Nevertheless, there remains something plainly unsatisfactory about the publication of a Statement of Facts (SoF) in support of a DPA which names and implicates individuals who are later acquitted of the same matters at a criminal trial. Following the latest acquittals in the trial of the Sarclad Ltd individuals, there is now surely a strong case to provide for anonymised SoFs in the future.
Further, in terms of the risk calculus for corporates, the acquittals of their former senior executives may nevertheless have left corporates questioning their decision to enter into these deals, when the SFO was later shown not to be able to show criminal liability to the requisite standard. The prospect of avoiding a lengthy and damaging process may still weigh in favour of entering into an agreement, but the SFO’s poor record in securing convictions will surely be taken into account by future candidates for DPAs.
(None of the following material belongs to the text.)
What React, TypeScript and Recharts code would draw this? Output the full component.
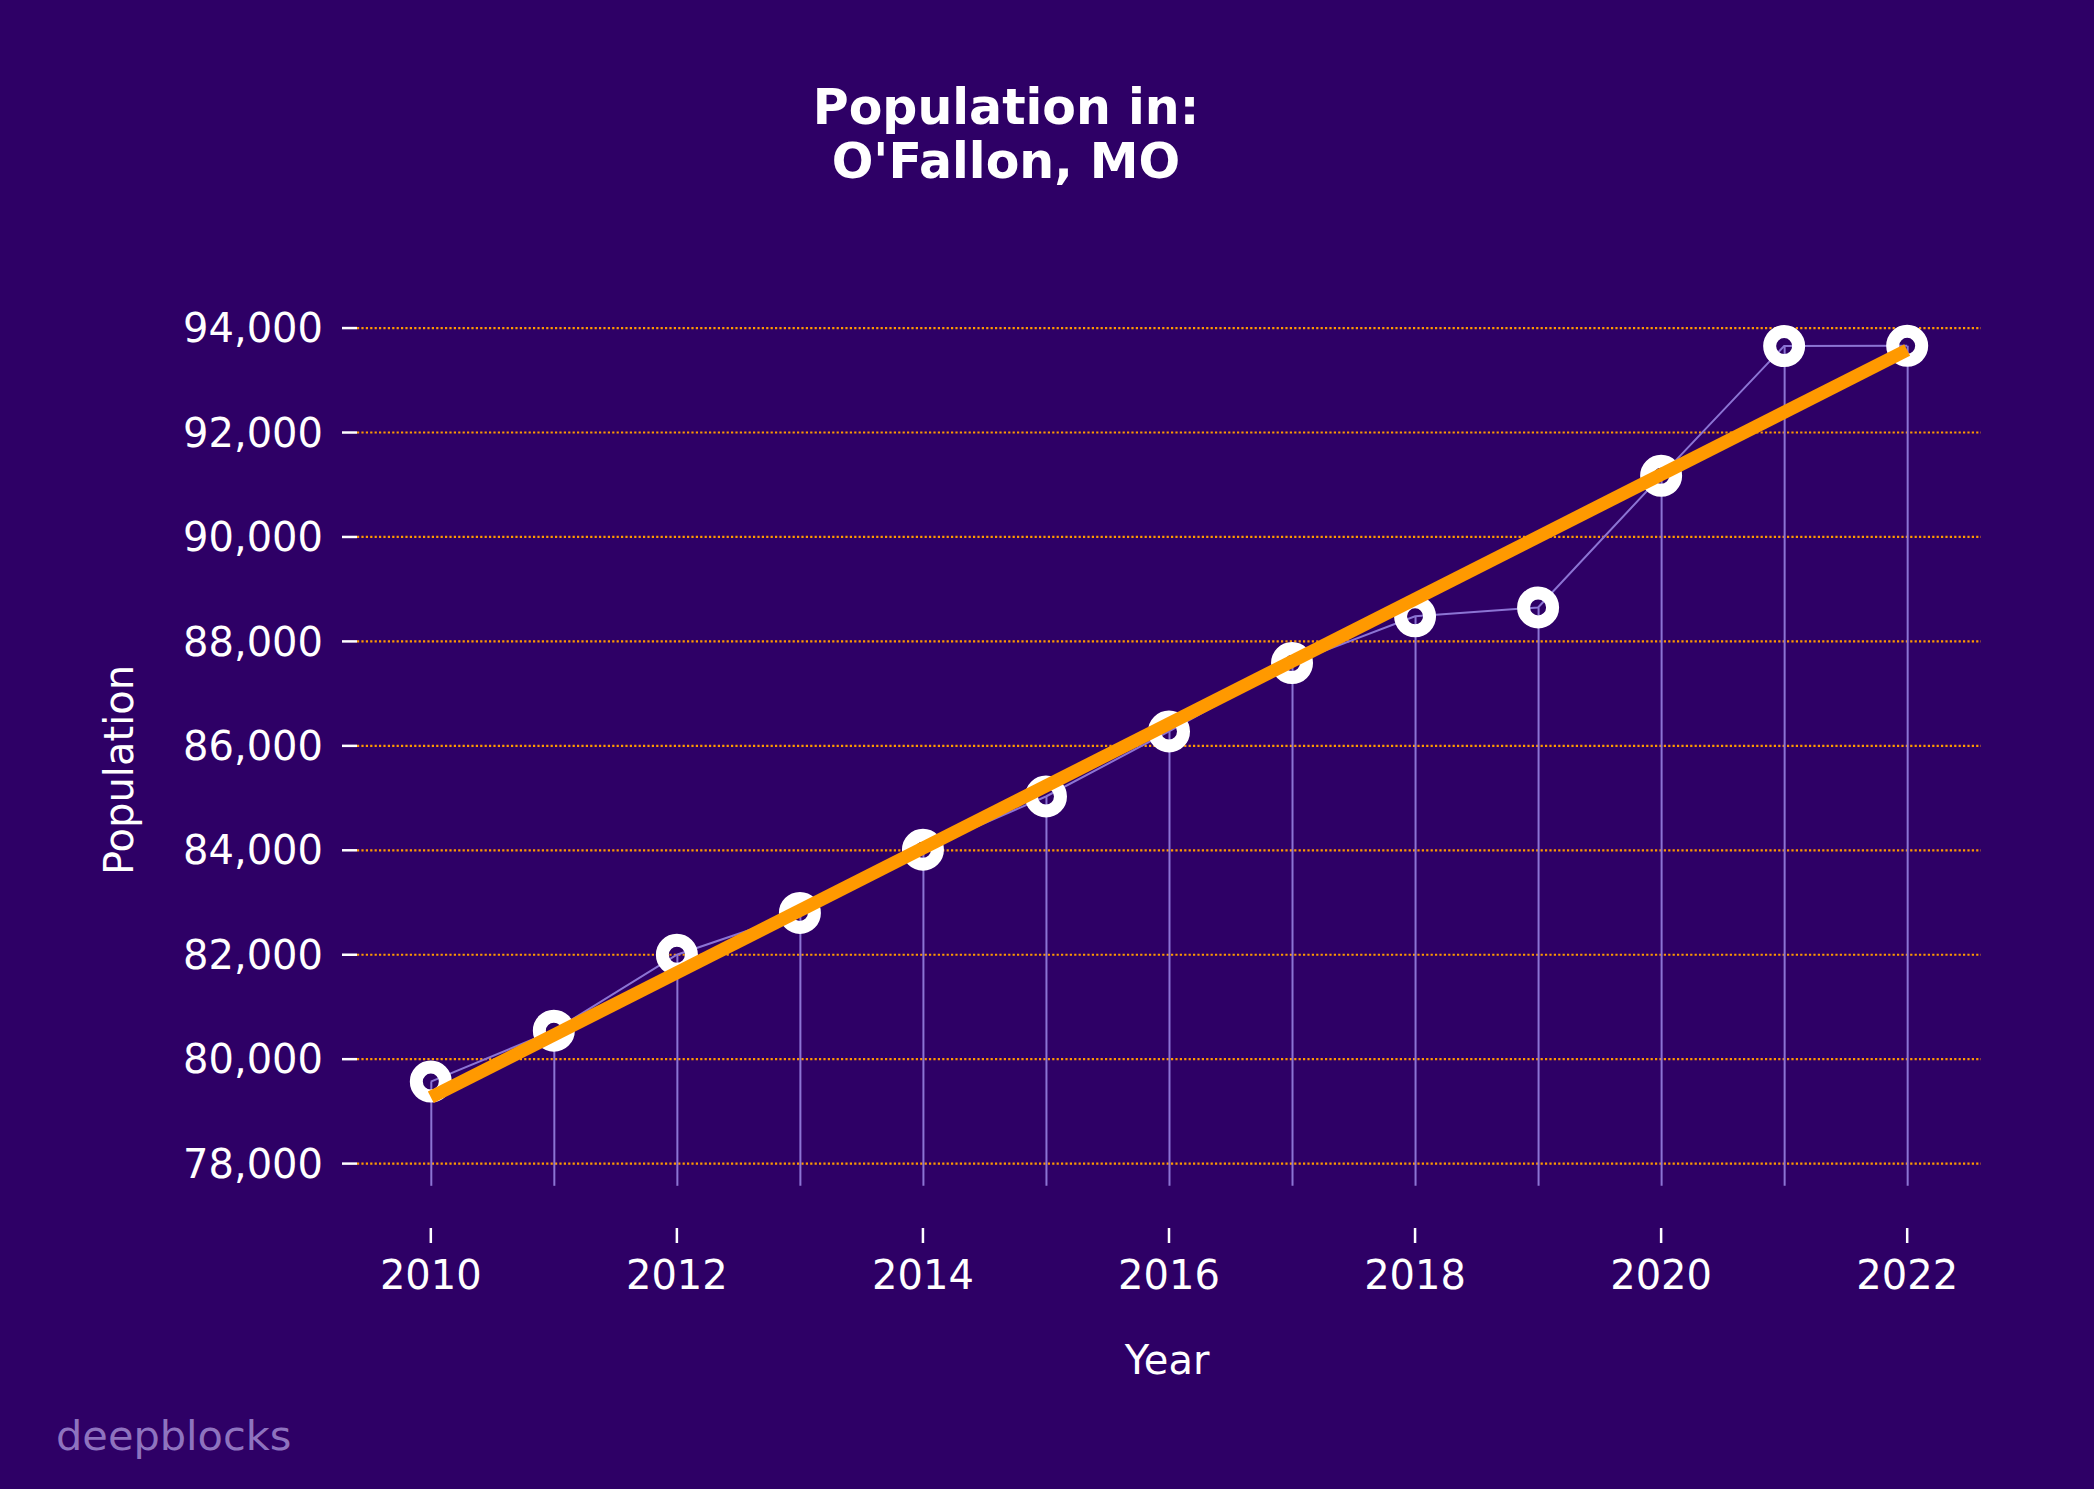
import React from 'react'
import { Bar, CartesianGrid, ComposedChart, Line, LineChart, XAxis, YAxis } from 'recharts'

// O'Fallon, MO — 연도별 인구, 값은 그림에서 읽은 추정치
const YEARS = [2010, 2011, 2012, 2013, 2014, 2015, 2016, 2017, 2018, 2019, 2020, 2021, 2022]
const POPULATION = [79570, 80545, 82000, 82800, 84010, 85030, 86275, 87585, 88480, 88650, 91170, 93656, 93660]
// 추세선 양 끝값
const TREND_YEARS = [2010, 2022]
const TREND_VALUES = [79270, 93580]
// 세로 줄기의 아래 끝
const STEM_BASE = 77575
const X_TICKS = [2010, 2012, 2014, 2016, 2018, 2020, 2022]
const Y_TICKS = [78000, 80000, 82000, 84000, 86000, 88000, 90000, 92000, 94000]

const X_DOMAIN = [2009.4, 2022.6]
const Y_DOMAIN = [76767, 94461]

const BG = '#2e0066'
const ORANGE = '#ff9900'
const LAVENDER = '#8c74d4'
const FONT = '"DejaVu Sans", Verdana, sans-serif'
const W = 2094
const H = 1489

const data = YEARS.map((year, i) => ({
  year,
  population: POPULATION[i],
  stem: [STEM_BASE, POPULATION[i]],
}))

const trendData = TREND_YEARS.map((year, i) => ({ year, trend: TREND_VALUES[i] }))

export default function App() {
  return (
    <div style={{ position: 'absolute', left: 0, top: 0, width: W, height: H, background: BG }}>
      <ComposedChart
        width={W}
        height={H}
        data={data}
        margin={{ top: 304, right: 113, bottom: 161, left: 157 }}
      >
        <CartesianGrid
          vertical={false}
          horizontalValues={Y_TICKS}
          stroke={ORANGE}
          strokeWidth={2.2}
          strokeDasharray="2.2 2.2"
        />
        <XAxis
          dataKey="year"
          type="number"
          domain={X_DOMAIN}
          ticks={X_TICKS}
          allowDataOverflow
          height={100}
          axisLine={false}
          tickSize={15}
          tickMargin={18}
          tickLine={{ stroke: '#ffffff', strokeWidth: 2.5 }}
          tick={{ fill: '#ffffff', fontSize: 40, fontFamily: FONT }}
        />
        <YAxis
          type="number"
          domain={Y_DOMAIN}
          ticks={Y_TICKS}
          allowDataOverflow
          width={200}
          axisLine={false}
          tickSize={15}
          tickMargin={19}
          tickLine={{ stroke: '#ffffff', strokeWidth: 2.5 }}
          tick={{ fill: '#ffffff', fontSize: 40, fontFamily: FONT }}
          tickFormatter={(v: number) => v.toLocaleString('en-US')}
        />
        <Bar dataKey="stem" barSize={2} fill={LAVENDER} isAnimationActive={false} />
        <Line
          dataKey="population"
          stroke={LAVENDER}
          strokeWidth={2}
          dot={{ r: 14.5, fill: 'none', stroke: '#ffffff', strokeWidth: 13 }}
          activeDot={false}
          isAnimationActive={false}
        />
      </ComposedChart>

      {/* 추세선은 마커 위에 그려야 해서 같은 축 범위의 차트를 한 장 더 겹친다 */}
      <div style={{ position: 'absolute', left: 0, top: 0 }}>
        <LineChart
          width={W}
          height={H}
          data={trendData}
          margin={{ top: 304, right: 113, bottom: 261, left: 357 }}
        >
          <XAxis dataKey="year" type="number" domain={X_DOMAIN} allowDataOverflow hide />
          <YAxis type="number" domain={Y_DOMAIN} allowDataOverflow hide />
          <Line
            dataKey="trend"
            stroke={ORANGE}
            strokeWidth={13}
            dot={false}
            activeDot={false}
            isAnimationActive={false}
          />
        </LineChart>
      </div>

      <svg
        width={W}
        height={H}
        style={{ position: 'absolute', left: 0, top: 0, pointerEvents: 'none' }}
      >
        <text x={1006} y={124} textAnchor="middle" fill="#ffffff" fontSize={49} fontWeight="bold" fontFamily={FONT}>
          Population in:
        </text>
        <text x={1006} y={178} textAnchor="middle" fill="#ffffff" fontSize={49} fontWeight="bold" fontFamily={FONT}>
          O'Fallon, MO
        </text>
        <text x={1167} y={1374} textAnchor="middle" fill="#ffffff" fontSize={40} fontFamily={FONT}>
          Year
        </text>
        <text
          x={133}
          y={770}
          transform="rotate(-90, 133, 770)"
          textAnchor="middle"
          fill="#ffffff"
          fontSize={40}
          fontFamily={FONT}
        >
          Population
        </text>
        <text x={56} y={1450} fill="#8e73bf" fontSize={41.5} fontFamily={FONT}>
          deepblocks
        </text>
      </svg>
    </div>
  )
}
In a relatively short period of time, DPAs have become an established part of the white collar crime landscape, in which the general rules of engagement for corporates have become clear: self-report, cooperate, and remediate. However, in practice, enforcement action remains challenging for the SFO, as seen by the failures in the trial of the Sarclad Ltd individuals and the reliance on voluntary undertakings in the latest DPA.
The enforcement of corporate criminal liability is an area of law which is developing quickly and the pace of change seems likely to only increase – there is, for example, mounting pressure for the reform of the current model of corporate criminal liability, something which seems even more likely in the wake of the latest DPA.